No trabalho, somos vistas de modo diferente. Se um homem anda com um botão da blusa aberto, ele é visto como sendo descolado, se uma mulher faz o mesmo é considerada, no mínimo, como sendo muito ousada, atrevida ou indiscreta. Não estou tratando de uma questão puramente sexista, porque as mulheres, por vezes, são as primeiras a se criticar.

Vi um belo filme chamado Malena, um interessante filme que retrata o descobrimento do sexo por um menino e o preconceito de uma pequena vila com uma mulher jovem, bonita e solitária. Malena, casada com um militar, é deixada duas semanas após seu casamento para que seu marido lute pela Itália na Segunda Grande Guerra.

O incomodo causado pela beleza da jovem e sua solidão, faz surgir vários boatos sobre sua fidelidade ao marido distante. Assim ela ganha a antipatia das mulheres, invejosas de sua beleza e jovialidade, e o desejo ardente dos homens, intrigados e desejosos. Até então, os boatos não lhe causavam muitos problemas, mas quando seu marido é dado como morto, a cidade se alvoroça, e tais boatos chegam até o pai da jovem que, crendo na má conduta da filha, a abandona. Viúva e após a morte de seu pai num bombardeio a cidade, Malena se entrega aos boatos e se torna uma prostituta.

Não vou contar o final do filme, pois acredito que pela bela fotografia e delicadeza da história, ele deve ser visto e não simplesmente contado. A sutileza com que são mostradas as cenas e o desenrolar da história me faz pensar o quanto, ainda hoje, não nos deparamos com Malenas e mulheres invejosas, assim como homem recalcados.

Você me pergunta como do meu aniversário eu fui parar na questão da liberdade sexual e o preconceito?

Pois bem, quando adultos nos deparamos com várias teorias, teses e antíteses da vida. Neste momento penso que todo radicalismo excede a razão e a destrói; desejo, profundamente, que nos próximos anos o mundo seja mais racional e humano.

“Quando tá escuro e ninguém me vê

Quando tá escuro, eu enxergo melhor

Quando ta escuro, te vejo brilhar

É onde eu fico a vontade sem medo da claridade

Passo o dia inteiro esperando a noite chegar

Porque não há mais nada que eu queira fazer.

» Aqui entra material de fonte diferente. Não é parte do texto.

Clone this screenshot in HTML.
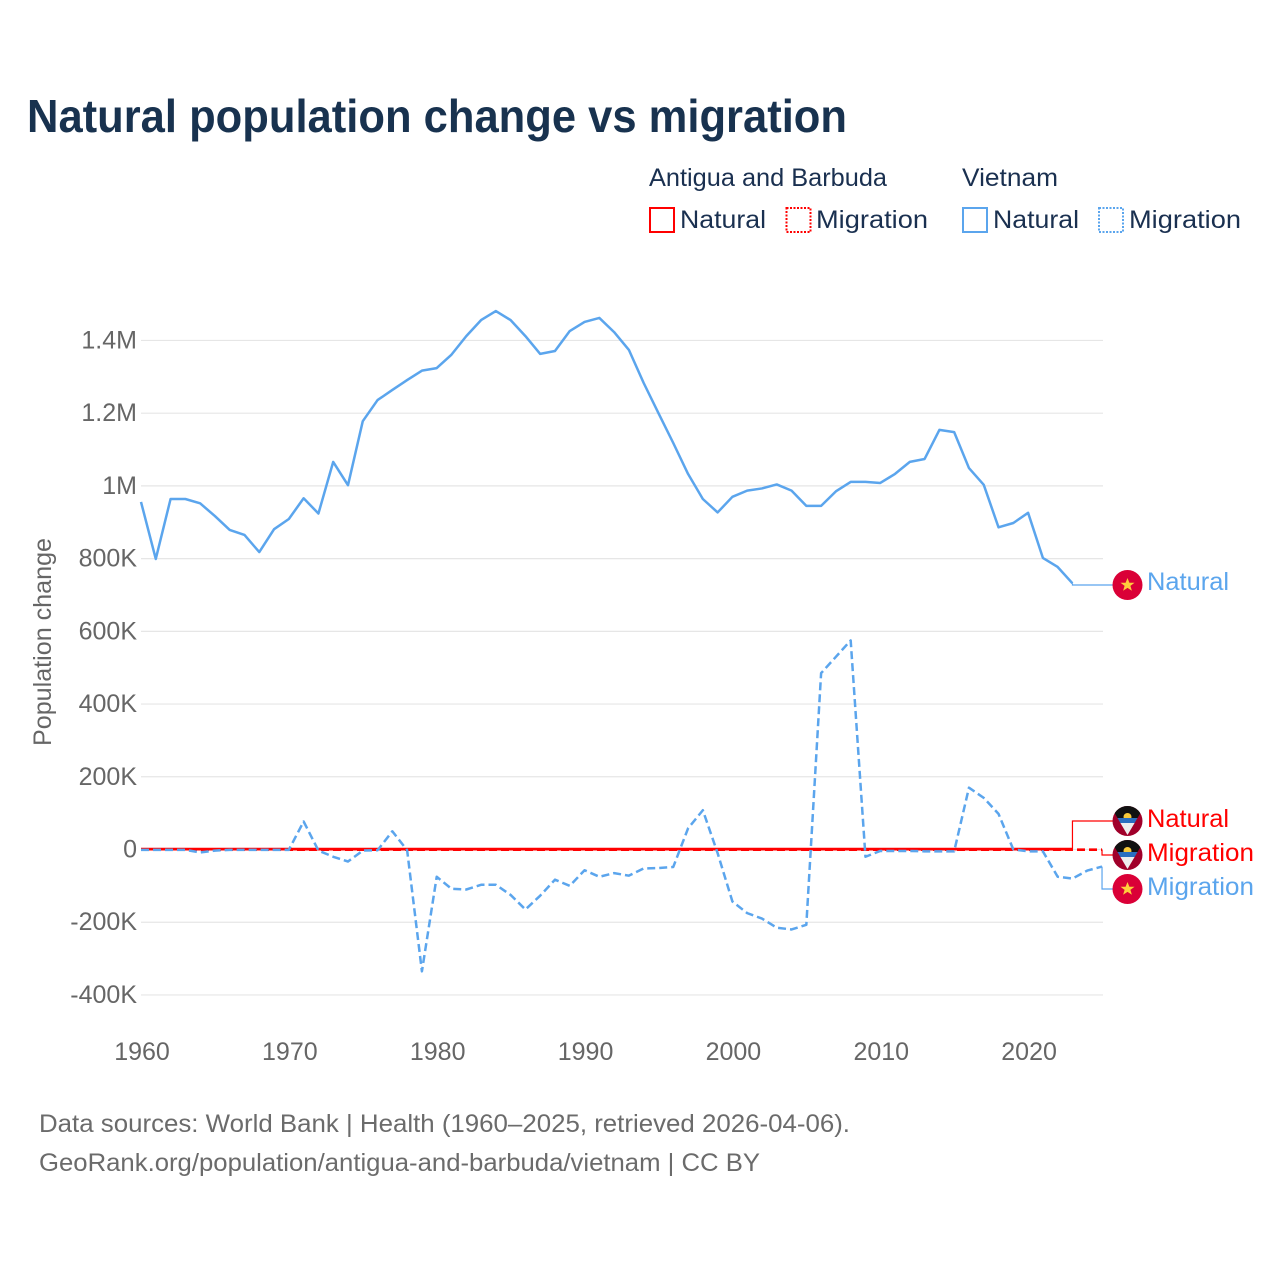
<!DOCTYPE html>
<html>
<head>
<meta charset="utf-8">
<style>
html,body{margin:0;padding:0;background:#fff;}
svg{display:block;font-family:"Liberation Sans",sans-serif;}
</style>
</head>
<body>
<svg id="chart" xmlns="http://www.w3.org/2000/svg" width="1280" height="1280" viewBox="0 0 1280 1280">
  <defs>
    <clipPath id="flag-clip"><circle cx="0" cy="0" r="15"/></clipPath>
    <g id="flag-vn">
      <circle cx="0" cy="0" r="15" fill="#da0037"/>
      <polygon points="0,-7 1.9,-2.2 7,-2.2 2.9,0.9 4.4,5.8 0,2.9 -4.4,5.8 -2.9,0.9 -7,-2.2 -1.9,-2.2" fill="#ffcd3c"/>
    </g>
    <g id="flag-ag">
      <g clip-path="url(#flag-clip)">
        <rect x="-15" y="-15" width="30" height="30" fill="#a0002a"/>
        <polygon points="-15,-15 15,-15 13,-8 10,-3 -10,-3 -13,-8" fill="#111"/>
        <circle cx="0" cy="-4" r="4" fill="#f8c93a"/>
        <polygon points="-10,-3 10,-3 7.1,2 -7.1,2" fill="#2a6fc0"/>
        <polygon points="-7.1,2 7.1,2 0,14" fill="#eeeeee"/>
      </g>
    </g>
  </defs>

  <text x="27" y="132" font-size="46" font-weight="700" fill="#18324f" textLength="820" lengthAdjust="spacingAndGlyphs">Natural population change vs migration</text>

  <g font-size="25" fill="#1a3050">
    <text x="649" y="186" textLength="238" lengthAdjust="spacingAndGlyphs">Antigua and Barbuda</text>
    <text x="962" y="186" textLength="96" lengthAdjust="spacingAndGlyphs">Vietnam</text>
    <rect x="650" y="208" width="24" height="24" fill="none" stroke="#ff0000" stroke-width="2"/>
    <text x="680" y="228" textLength="86" lengthAdjust="spacingAndGlyphs">Natural</text>
    <rect x="786.5" y="208" width="24" height="24" fill="none" stroke="#ff0000" stroke-width="2" stroke-dasharray="2 1.5"/>
    <text x="816" y="228" textLength="112" lengthAdjust="spacingAndGlyphs">Migration</text>
    <rect x="963" y="208" width="24" height="24" fill="none" stroke="#5ba5ed" stroke-width="2"/>
    <text x="993" y="228" textLength="86" lengthAdjust="spacingAndGlyphs">Natural</text>
    <rect x="1099" y="208" width="24" height="24" fill="none" stroke="#5ba5ed" stroke-width="2" stroke-dasharray="2 1.5"/>
    <text x="1129" y="228" textLength="112" lengthAdjust="spacingAndGlyphs">Migration</text>
  </g>

  <text transform="translate(51,642) rotate(-90)" text-anchor="middle" font-size="25" fill="#666" textLength="208" lengthAdjust="spacingAndGlyphs">Population change</text>

  <g id="grid"></g>
  <g id="yticks" font-size="25" fill="#666" text-anchor="end"></g>
  <g id="xticks" font-size="25" fill="#666" text-anchor="middle"></g>
  <g id="series"></g>

  <g font-size="25">
    <use href="#flag-vn" x="1127.5" y="585"/>
    <text x="1147" y="590" fill="#5ba5ed" textLength="82" lengthAdjust="spacingAndGlyphs">Natural</text>
    <use href="#flag-ag" x="1127.5" y="821"/>
    <text x="1147" y="827" fill="#ff0000" textLength="82" lengthAdjust="spacingAndGlyphs">Natural</text>
    <use href="#flag-ag" x="1127.5" y="855"/>
    <text x="1147" y="861" fill="#ff0000" textLength="107" lengthAdjust="spacingAndGlyphs">Migration</text>
    <use href="#flag-vn" x="1127.5" y="889"/>
    <text x="1147" y="895" fill="#5ba5ed" textLength="107" lengthAdjust="spacingAndGlyphs">Migration</text>
  </g>

  <g font-size="25" fill="#6b6b6b">
    <text x="39" y="1132" textLength="811" lengthAdjust="spacingAndGlyphs">Data sources: World Bank | Health (1960–2025, retrieved 2026-04-06).</text>
    <text x="39" y="1171" textLength="721" lengthAdjust="spacingAndGlyphs">GeoRank.org/population/antigua-and-barbuda/vietnam | CC BY</text>
  </g>
</svg>
<script>
// Values in thousands of people. Index 0 is the first year.
const firstYear = 1960;
const xTickYears = [1960, 1970, 1980, 1990, 2000, 2010, 2020];
const yTickValues = [-400, -200, 0, 200, 400, 600, 800, 1000, 1200, 1400];
const yTickLabels = ['-400K', '-200K', '0', '200K', '400K', '600K', '800K', '1M', '1.2M', '1.4M'];

const vietnamNatural = [956, 799, 964, 964, 952, 917, 879, 865, 818, 881,
  909, 966, 924, 1066, 1002, 1178, 1236, 1264, 1291, 1317,
  1324, 1361, 1412, 1456, 1481, 1456, 1412, 1363, 1371, 1426,
  1451, 1462, 1423, 1374, 1283, 1200, 1118, 1033, 964, 927,
  970, 987, 993, 1004, 987, 945, 945, 985, 1011, 1011,
  1008, 1033, 1066, 1074, 1154, 1148, 1049, 1003, 886, 898,
  926, 802, 777, 732];
const vietnamMigration = [-1, -1, -1, -1, -8, -3, -1, -1, -1, -1,
  -1, 77, -3, -20, -33, -3, -2, 50, -2, -335,
  -75, -108, -110, -97, -97, -125, -165, -127, -83, -100,
  -57, -75, -65, -72, -52, -51, -48, 58, 108, -10,
  -143, -175, -190, -215, -220, -207, 485, 530, 575, -20,
  -4, -4, -4, -5, -5, -5, 170, 142, 98, 0,
  -5, -5, -75, -80, -58, -47];
const antiguaNatural = [1, 1, 1, 1, 1, 1, 1, 1, 1, 1,
  1, 1, 1, 1, 1, 1, 1, 1, 1, 1,
  1, 1, 1, 1, 1, 1, 1, 1, 1, 1,
  1, 1, 1, 1, 1, 1, 1, 1, 1, 1,
  1, 1, 1, 1, 1, 1, 1, 1, 1, 1,
  1, 1, 1, 1, 1, 1, 1, 1, 1, 1,
  1, 1, 1, 1];
const antiguaMigration = [-0.5, -0.5, -0.5, -0.5, -0.5, -0.5, -0.5, -0.5, -0.5, -0.5,
  -0.5, -0.5, -0.5, -0.5, -0.5, -0.5, -0.5, -0.5, -0.5, -0.5,
  -0.5, -0.5, -0.5, -0.5, -0.5, -0.5, -0.5, -0.5, -0.5, -0.5,
  -0.5, -0.5, -0.5, -0.5, -0.5, -0.5, -0.5, -0.5, -0.5, -0.5,
  -0.5, -0.5, -0.5, -0.5, -0.5, -0.5, -0.5, -0.5, -0.5, -0.5,
  -0.5, -0.5, -0.5, -0.5, -0.5, -0.5, -0.5, -0.5, -0.5, -0.5,
  -0.5, -0.5, -0.5, -0.5, -0.5, -0.5];

const SVGNS = 'http://www.w3.org/2000/svg';
function xScale(year) { return 141 + (year - 1960) * 14.785; }
function yScale(v) { return 849.5 - v * 0.3636; }
function make(tag, attrs, parent) {
  const el = document.createElementNS(SVGNS, tag);
  for (const k in attrs) el.setAttribute(k, attrs[k]);
  parent.appendChild(el);
  return el;
}
function linePath(values) {
  return values.map(function (v, i) {
    return (i ? 'L' : 'M') + xScale(firstYear + i).toFixed(2) + ' ' + yScale(v).toFixed(2);
  }).join(' ');
}

const gridG = document.getElementById('grid');
const yG = document.getElementById('yticks');
yTickValues.forEach(function (v, i) {
  const line = make('line', { x1: 141, x2: 1103, y1: yScale(v), y2: yScale(v), stroke: '#e6e6e6', 'stroke-width': 1.2 }, gridG);
  
  
  const t = make('text', { x: 137, y: yScale(v) + 8 }, yG);
  
  
  t.textContent = yTickLabels[i];
});

const xG = document.getElementById('xticks');
xTickYears.forEach(function (year) {
  const t = make('text', { x: xScale(year) + 1, y: 1060 }, xG);
  
  
  t.textContent = year;
});

const seriesG = document.getElementById('series');
function drawSeries(name, values, color, dash, width) {
  const attrs = { d: linePath(values), fill: 'none', stroke: color, 'stroke-width': width, 'stroke-linejoin': 'round' };
  if (dash) attrs['stroke-dasharray'] = dash;
  const p = make('path', attrs, seriesG);
  
  
}
function drawConnector(name, values, labelY, color) {
  const ex = xScale(firstYear + values.length - 1);
  const ey = yScale(values[values.length - 1]);
  const d = 'M' + ex + ' ' + ey + ' L' + ex + ' ' + labelY + ' L1113 ' + labelY;
  const p = make('path', { d: d, fill: 'none', stroke: color, 'stroke-width': 1.2 }, seriesG);
  
  
}
drawConnector('connector-antigua-natural', antiguaNatural, 821, '#ff0000');
drawConnector('connector-antigua-migration', antiguaMigration, 855, '#ff0000');
drawConnector('connector-vietnam-natural', vietnamNatural, 585, '#5ba5ed');
drawConnector('connector-vietnam-migration', vietnamMigration, 889, '#5ba5ed');
drawSeries('line-antigua-migration', antiguaMigration, '#ff0000', '8 4', 2.6);
drawSeries('line-antigua-natural', antiguaNatural, '#ff0000', '', 2.8);
drawSeries('line-vietnam-natural', vietnamNatural, '#5ba5ed', '', 2.5);
drawSeries('line-vietnam-migration', vietnamMigration, '#5ba5ed', '8 4', 2.5);
</script>
</body>
</html>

Quando tá escuro, tanto faz que cor tem

Quando tá escuro só valem as palavras

Quando tá escuro ninguém repara as minhas meias

É onde eu fico a vontade, sem medo da claridade

Passo o dia inteiro esperando a noite chegar

Porque não há mais nada que eu queira fazer...”

(Pitty – No escuro)

A tempo: Por que nos sentimos idiotas quando estamos absurdamente felizes?